Shortchanged by the Bell
My friend Chris Gabrieli, along with Luis Ubinas (President of the Ford Foundation), with a spot-on op ed in the NYT decrying our move toward shorter schools days and years, when precisely the opposite in needed:
For all the talk about balancing the budget for the sake of our children, keeping classrooms closed is a perverse way of giving them a brighter future.
What's needed is more time in classrooms, not less. Our school calendar, with its six-and-a-half-hour day and 180-day year, was designed for yesterday's farm economy, not today's high-tech one. While many middle-class families now invest in tutoring and extra learning time, less-privileged children are left on the sidelines, which only widens gaps in achievement and opportunity.
Two years ago President Obama said that the "challenges of a new century demand more time in the classroom." Plenty of research suggests that one of the strongest indicators of scholastic achievement is the amount of actual time devoted to learning. Therefore, we need to move schools toward longer days and years. Ideally, increasing learning time by 30 percent would mean more individualized support; a more well-rounded education in a broader array of subjects, from science and foreign languages to arts and robotics; and less unsupervised after-school and summer time. For parents, it would mean a school day better aligned with the typical work day.

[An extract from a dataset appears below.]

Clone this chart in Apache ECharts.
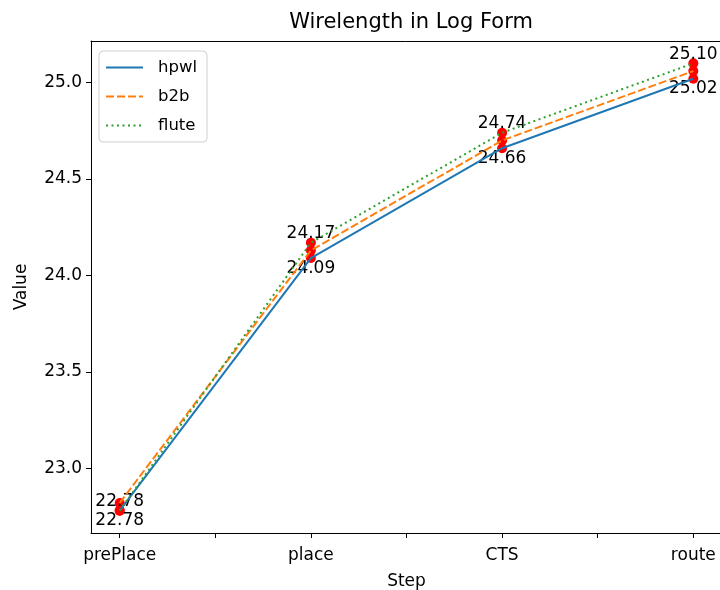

The good news is that more than 1,000 schools in the United States are now using expanded schedules. Almost every high-performing charter network in the country, from KIPP to Achievement First, uses significantly more scheduled time to achieve impressive academic gains, and many public schools, spurred by local initiatives, innovative state policies and federal leadership, are also adopting this promising practice.
In Boston, for example, the Edwards Middle School has gone, in five years, from the worst-performing, least-desired middle school to a model of success after it increased scheduled teaching time by 30 percent. Students there now outperform the state average proficiency rate in math and have nearly closed achievement gaps in literacy. This has occurred in a school where over 80 percent of the students come from low-income families.
Perhaps most surprising, some schools have shown that these changes can be made without spending more money.